Der Landesregierung ist es ein großes Anliegen, das Ehrenamt in Niedersachsen generell zu fördern. Eine Unterstützung des ehrenamtlichen Engagements leistet sie besonders auch im Katastrophenschutz. Nach Maßgabe der geltenden Rechtsgrundlagen fördert sie die Mitwirkung im Katastrophenschutz schwerpunktmäßig mit Zuwendungen zur Beschaffung von Fahrzeugen der im Katastrophenschutz mitwirkenden Hilfsorganisationen, Gemeinden und Gemeindeverbände, sowie mit Zuwendungen für Ausstattung und Ausbildung von Katastrophenschutzeinrichtungen privater Träger.

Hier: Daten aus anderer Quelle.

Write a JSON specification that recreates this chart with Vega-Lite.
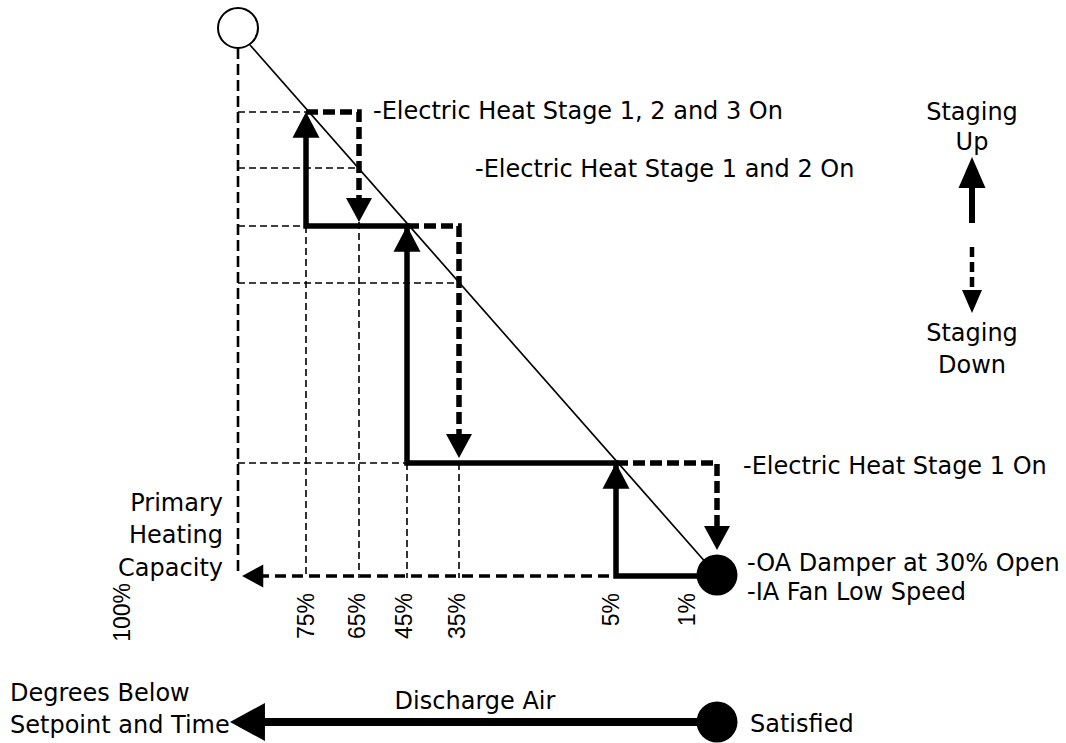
{
  "$schema": "https://vega.github.io/schema/vega-lite/v6.json",
  "width": 1066,
  "height": 743,
  "padding": 0,
  "autosize": "none",
  "background": "white",
  "config": {"view": {"stroke": null}},
  "encoding": {
    "x": {"field": "x", "type": "quantitative", "scale": {"domain": [0, 1066], "nice": false, "zero": false}, "axis": null},
    "y": {"field": "y", "type": "quantitative", "scale": {"domain": [0, 743], "nice": false, "zero": false, "reverse": true}, "axis": null}
  },
  "layer": [
    {
      "data": {"values": [
        {"x": 238, "y": 112, "x2": 306, "y2": 112},
        {"x": 238, "y": 168, "x2": 359, "y2": 168},
        {"x": 238, "y": 226, "x2": 306, "y2": 226},
        {"x": 238, "y": 283, "x2": 459, "y2": 283},
        {"x": 238, "y": 463, "x2": 407, "y2": 463},
        {"x": 306, "y": 226, "x2": 306, "y2": 578},
        {"x": 359, "y": 222, "x2": 359, "y2": 578},
        {"x": 407, "y": 463, "x2": 407, "y2": 578},
        {"x": 459, "y": 463, "x2": 459, "y2": 578}
      ]},
      "mark": {"type": "rule", "color": "black", "strokeWidth": 1.6, "strokeDash": [7, 4]},
      "encoding": {"x2": {"field": "x2"}, "y2": {"field": "y2"}}
    },
    {
      "data": {"values": [{"x": 238, "y": 48, "x2": 238, "y2": 576}]},
      "mark": {"type": "rule", "color": "black", "strokeWidth": 2.6, "strokeDash": [11, 5]},
      "encoding": {"x2": {"field": "x2"}, "y2": {"field": "y2"}}
    },
    {
      "data": {"values": [{"x": 258, "y": 576, "x2": 616, "y2": 576}]},
      "mark": {"type": "rule", "color": "black", "strokeWidth": 3.5, "strokeDash": [11, 6]},
      "encoding": {"x2": {"field": "x2"}, "y2": {"field": "y2"}}
    },
    {
      "data": {"values": [{"x": 250, "y": 45, "x2": 708, "y2": 565}]},
      "mark": {"type": "rule", "color": "black", "strokeWidth": 1.7},
      "encoding": {"x2": {"field": "x2"}, "y2": {"field": "y2"}}
    },
    {
      "data": {"values": [
        {"seg": "a", "i": 1, "x": 306, "y": 112},
        {"seg": "a", "i": 2, "x": 359, "y": 112},
        {"seg": "a", "i": 3, "x": 359, "y": 202},
        {"seg": "b", "i": 1, "x": 407, "y": 226},
        {"seg": "b", "i": 2, "x": 459, "y": 226},
        {"seg": "b", "i": 3, "x": 459, "y": 437},
        {"seg": "c", "i": 1, "x": 616, "y": 463},
        {"seg": "c", "i": 2, "x": 717, "y": 463},
        {"seg": "c", "i": 3, "x": 717, "y": 530}
      ]},
      "mark": {"type": "line", "color": "black", "strokeWidth": 5.5, "strokeDash": [12, 5], "strokeJoin": "miter"},
      "encoding": {"detail": {"field": "seg"}, "order": {"field": "i", "type": "quantitative"}}
    },
    {
      "data": {"values": [
        {"i": 1, "x": 717, "y": 576},
        {"i": 2, "x": 616, "y": 576},
        {"i": 3, "x": 616, "y": 463},
        {"i": 4, "x": 407, "y": 463},
        {"i": 5, "x": 407, "y": 226},
        {"i": 6, "x": 306, "y": 226},
        {"i": 7, "x": 306, "y": 125}
      ]},
      "mark": {"type": "line", "color": "black", "strokeWidth": 5.5, "strokeJoin": "miter"},
      "encoding": {"order": {"field": "i", "type": "quantitative"}}
    },
    {
      "data": {"values": [{"x": 972, "y": 223, "x2": 972, "y2": 182}]},
      "mark": {"type": "rule", "color": "black", "strokeWidth": 6},
      "encoding": {"x2": {"field": "x2"}, "y2": {"field": "y2"}}
    },
    {
      "data": {"values": [{"x": 972, "y": 247, "x2": 972, "y2": 294}]},
      "mark": {"type": "rule", "color": "black", "strokeWidth": 4.5, "strokeDash": [10, 5]},
      "encoding": {"x2": {"field": "x2"}, "y2": {"field": "y2"}}
    },
    {
      "data": {"values": [{"x": 255, "y": 722, "x2": 717, "y2": 722}]},
      "mark": {"type": "rule", "color": "black", "strokeWidth": 8},
      "encoding": {"x2": {"field": "x2"}, "y2": {"field": "y2"}}
    },
    {
      "data": {"values": [{"x": 306, "y": 112}, {"x": 407, "y": 226}, {"x": 616, "y": 463}]},
      "mark": {"type": "point", "shape": "M0,0L-1,1.9L1,1.9Z", "size": 729, "filled": true, "color": "black", "opacity": 1, "strokeWidth": 0}
    },
    {
      "data": {"values": [{"x": 359, "y": 222}, {"x": 459, "y": 458}, {"x": 717, "y": 550}]},
      "mark": {"type": "point", "shape": "M0,0L-1,-1.85L1,-1.85Z", "size": 676, "filled": true, "color": "black", "opacity": 1, "strokeWidth": 0}
    },
    {
      "data": {"values": [{"x": 242, "y": 576}]},
      "mark": {"type": "point", "shape": "M0,0L1.85,-1L1.85,1Z", "size": 529, "filled": true, "color": "black", "opacity": 1, "strokeWidth": 0}
    },
    {
      "data": {"values": [{"x": 972, "y": 157}]},
      "mark": {"type": "point", "shape": "M0,0L-1,2.3L1,2.3Z", "size": 729, "filled": true, "color": "black", "opacity": 1, "strokeWidth": 0}
    },
    {
      "data": {"values": [{"x": 972, "y": 313}]},
      "mark": {"type": "point", "shape": "M0,0L-1,-2.3L1,-2.3Z", "size": 400, "filled": true, "color": "black", "opacity": 1, "strokeWidth": 0}
    },
    {
      "data": {"values": [{"x": 230, "y": 722}]},
      "mark": {"type": "point", "shape": "M0,0L1.84,-1L1.84,1Z", "size": 1444, "filled": true, "color": "black", "opacity": 1, "strokeWidth": 0}
    },
    {
      "data": {"values": [{"x": 717, "y": 575}, {"x": 717, "y": 722}]},
      "mark": {"type": "point", "shape": "circle", "size": 1681, "filled": true, "color": "black", "opacity": 1, "strokeWidth": 0}
    },
    {
      "data": {"values": [{"x": 238, "y": 28}]},
      "mark": {"type": "point", "shape": "circle", "size": 1600, "fill": "white", "fillOpacity": 1, "stroke": "black", "strokeWidth": 2, "opacity": 1}
    },
    {
      "data": {"values": [
        {"x": 373, "y": 111.5, "t": "-Electric Heat Stage 1, 2 and 3 On"},
        {"x": 475, "y": 169.5, "t": "-Electric Heat Stage 1 and 2 On"},
        {"x": 743, "y": 466.5, "t": "-Electric Heat Stage 1 On"},
        {"x": 747, "y": 563.5, "t": "-OA Damper at 30% Open"},
        {"x": 747, "y": 592.5, "t": "-IA Fan Low Speed"},
        {"x": 10, "y": 693.5, "t": "Degrees Below"},
        {"x": 10, "y": 725.5, "t": "Setpoint and Time"},
        {"x": 750, "y": 724.5, "t": "Satisfied"}
      ]},
      "mark": {"type": "text", "align": "left", "baseline": "middle", "font": "DejaVu Sans", "fontSize": 24, "color": "black"},
      "encoding": {"text": {"field": "t"}}
    },
    {
      "data": {"values": [
        {"x": 972, "y": 112.5, "t": "Staging"},
        {"x": 972, "y": 142.5, "t": "Up"},
        {"x": 972, "y": 333.5, "t": "Staging"},
        {"x": 972, "y": 365.5, "t": "Down"},
        {"x": 475, "y": 701.5, "t": "Discharge Air"}
      ]},
      "mark": {"type": "text", "align": "center", "baseline": "middle", "font": "DejaVu Sans", "fontSize": 24, "color": "black"},
      "encoding": {"text": {"field": "t"}}
    },
    {
      "data": {"values": [
        {"x": 223, "y": 503.5, "t": "Primary"},
        {"x": 223, "y": 535.5, "t": "Heating"},
        {"x": 223, "y": 568.5, "t": "Capacity"}
      ]},
      "mark": {"type": "text", "align": "right", "baseline": "middle", "font": "DejaVu Sans", "fontSize": 24, "color": "black"},
      "encoding": {"text": {"field": "t"}}
    },
    {
      "data": {"values": [
        {"x": 123, "y": 583, "t": "100%"},
        {"x": 307, "y": 593, "t": "75%"},
        {"x": 358, "y": 593, "t": "65%"},
        {"x": 405, "y": 593, "t": "45%"},
        {"x": 458, "y": 593, "t": "35%"},
        {"x": 612, "y": 593, "t": "5%"},
        {"x": 688, "y": 593, "t": "1%"}
      ]},
      "mark": {"type": "text", "align": "right", "baseline": "middle", "angle": 270, "font": "Liberation Sans", "fontSize": 23, "color": "black"},
      "encoding": {"text": {"field": "t"}}
    }
  ]
}
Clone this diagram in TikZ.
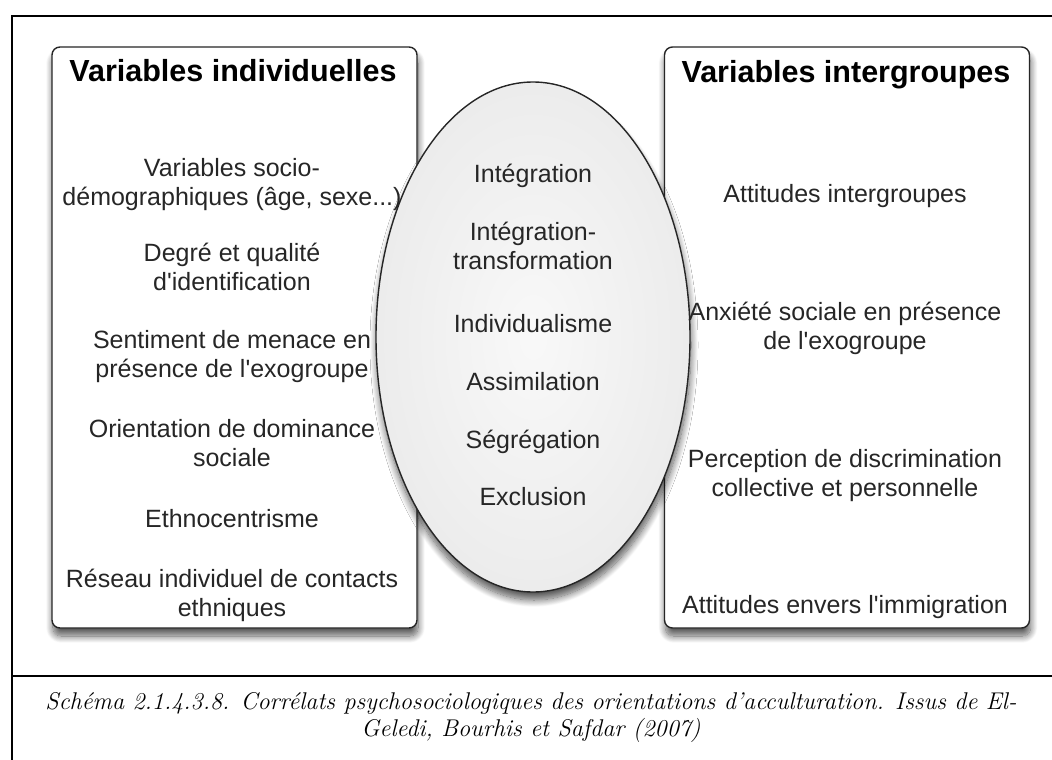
\documentclass[tikz,border=0pt]{standalone}
\usepackage{fontspec}
\newfontfamily\sansf{Liberation Sans}
\usetikzlibrary{shapes.geometric,shadows.blur}
\definecolor{txt}{HTML}{262626}
\newcommand\fst{\rule{0pt}{20bp}}
\tikzset{
  panel/.style={draw=black!85, line width=1.4bp, rounded corners=8bp, fill=white,
    minimum width=365bp, minimum height=581bp, inner sep=0pt,
    blur shadow={shadow xshift=1bp, shadow yshift=-8bp, shadow blur radius=7bp,
      shadow blur steps=12, shadow opacity=65}},
  oval/.style={ellipse, draw=black!85, line width=1.4bp, minimum width=314bp,
    minimum height=510bp, inner sep=0pt, inner color=gray!5, outer color=gray!15,
    blur shadow={shadow xshift=1bp, shadow yshift=-8bp, shadow blur radius=7bp,
      shadow blur steps=12, shadow opacity=65}},
  ptitle/.style={anchor=base, inner sep=0pt, text=black,
    font=\sansf\bfseries\fontsize{30.5bp}{34bp}\selectfont},
  item/.style={anchor=north, inner sep=0pt, align=center, text=txt,
    font=\sansf\fontsize{25bp}{29bp}\selectfont},
  frame/.style={line width=2bp, black},
  captext/.style={anchor=north, inner sep=0pt, align=center,
    font=\itshape\fontsize{24.2bp}{27bp}\selectfont}
}
\begin{document}
\begin{tikzpicture}[x=1bp,y=-1bp]
\useasboundingbox (0,0) rectangle (1052,760);
% frame
\coordinate (fbl) at (11.5,760);
\coordinate (ftl) at (11.5,16);
\coordinate (ftr) at (1052,16);
\coordinate (fdl) at (11.5,676);
\coordinate (fdr) at (1052,676);
\draw[frame] (fbl) -- (ftl) -- (ftr);
\draw[frame] (fdl) -- (fdr);
% panels
\node[panel] (left) at (234.5,337.5) {};
\node[panel] (right) at (847,337.5) {};
\node[oval] (mid) at (533,337) {};
% titles
\node[ptitle] (lt) at (233,82) {Variables individuelles};
\node[ptitle] (rt) at (846,83) {Variables intergroupes};
% left items
\node[item] (l1) at (232,156.5) {\fst Variables socio-\\démographiques (âge, sexe...)};
\node[item] (l2) at (232,241.5) {\fst Degré et qualité\\d'identification};
\node[item] (l3) at (232,328) {\fst Sentiment de menace en\\présence de l'exogroupe};
\node[item] (l4) at (232,417) {\fst Orientation de dominance\\sociale};
\node[item] (l5) at (232,507) {\fst Ethnocentrisme};
\node[item] (l6) at (232,567) {\fst Réseau individuel de contacts\\ethniques};
% middle items
\node[item] (m1) at (533,162) {\fst Intégration};
\node[item] (m2) at (533,220) {\fst Intégration-\\transformation};
\node[item] (m3) at (533,312) {\fst Individualisme};
\node[item] (m4) at (533,370) {\fst Assimilation};
\node[item] (m5) at (533,428) {\fst Ségrégation};
\node[item] (m6) at (533,485) {\fst Exclusion};
% right items
\node[item] (r1) at (845,182) {\fst Attitudes intergroupes};
\node[item] (r2) at (845,300) {\fst Anxiété sociale en présence\\de l'exogroupe};
\node[item] (r3) at (845,447) {\fst Perception de discrimination\\collective et personnelle};
\node[item] (r4) at (845,593) {\fst Attitudes envers l'immigration};
% caption
\node[captext] (cap) at (531,689) {\fst Schéma 2.1.4.3.8. Corrélats psychosociologiques des orientations d’acculturation. Issus de El-\\Geledi, Bourhis et Safdar (2007)};
\end{tikzpicture}
\end{document}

Ferner hat die Landesregierung in einem Schreiben vom 01. September 2010 gegenüber dem Bundesminister für Wirtschaft und Technologie verdeutlicht, welche Synergieeffekte durch die Mitwirkung der Hilfsorganisationen im Katastrophenschutz und bei größeren Schadenslagen erzielt werden. Gleichzeitig hat sie aufgezeigt, dass nach ihrer Meinung bei Ausschreibungen von Rettungsdienstleistungen die Mitwirkung der Leistungserbringer im Katastrophenschutz und bei Großschadenslagen als Eignungskriterium verlangt werden könne. Der Parlamentarische Staatssekretär des Ministeriums für Wirtschaft und Technologie hat diese Auffassung in seinem Antwortschreiben vom 24. September 2010 bestätigt. Die öffentlichen Auftraggeber können dazu Eignungskriterien festlegen. Private Anbieter dürfen dabei jedoch nicht zugunsten von Hilfsorganisationen faktisch von Aufträgen ausgeschlossen werden. Ferner können die öffentlichen Auftraggeber das Ziel eines effektiven und umfassenden Bevölkerungsschutz konkretisieren, indem sie ihren Bedarf definieren und die Anforderungen festlegen, an denen sie das Angebot messen wollen.
Zu 2.:
Die Landesregierung nimmt die Ausführungen des Generalanwalts zur Kenntnis. Der EuGH ist bei seiner Entscheidung nicht an die Anträge der Generalanwaltschaft gebunden. Das Urteil bleibt abzuwarten.
Zu 3.:
Im Hinblick auf das zu erwartende weitere Urteil des EuGH gibt die Landesregierung über ihre vorstehenden Ausführungen zu den Fragen 1 und 2 keine weitergehenden Handlungsempfehlungen.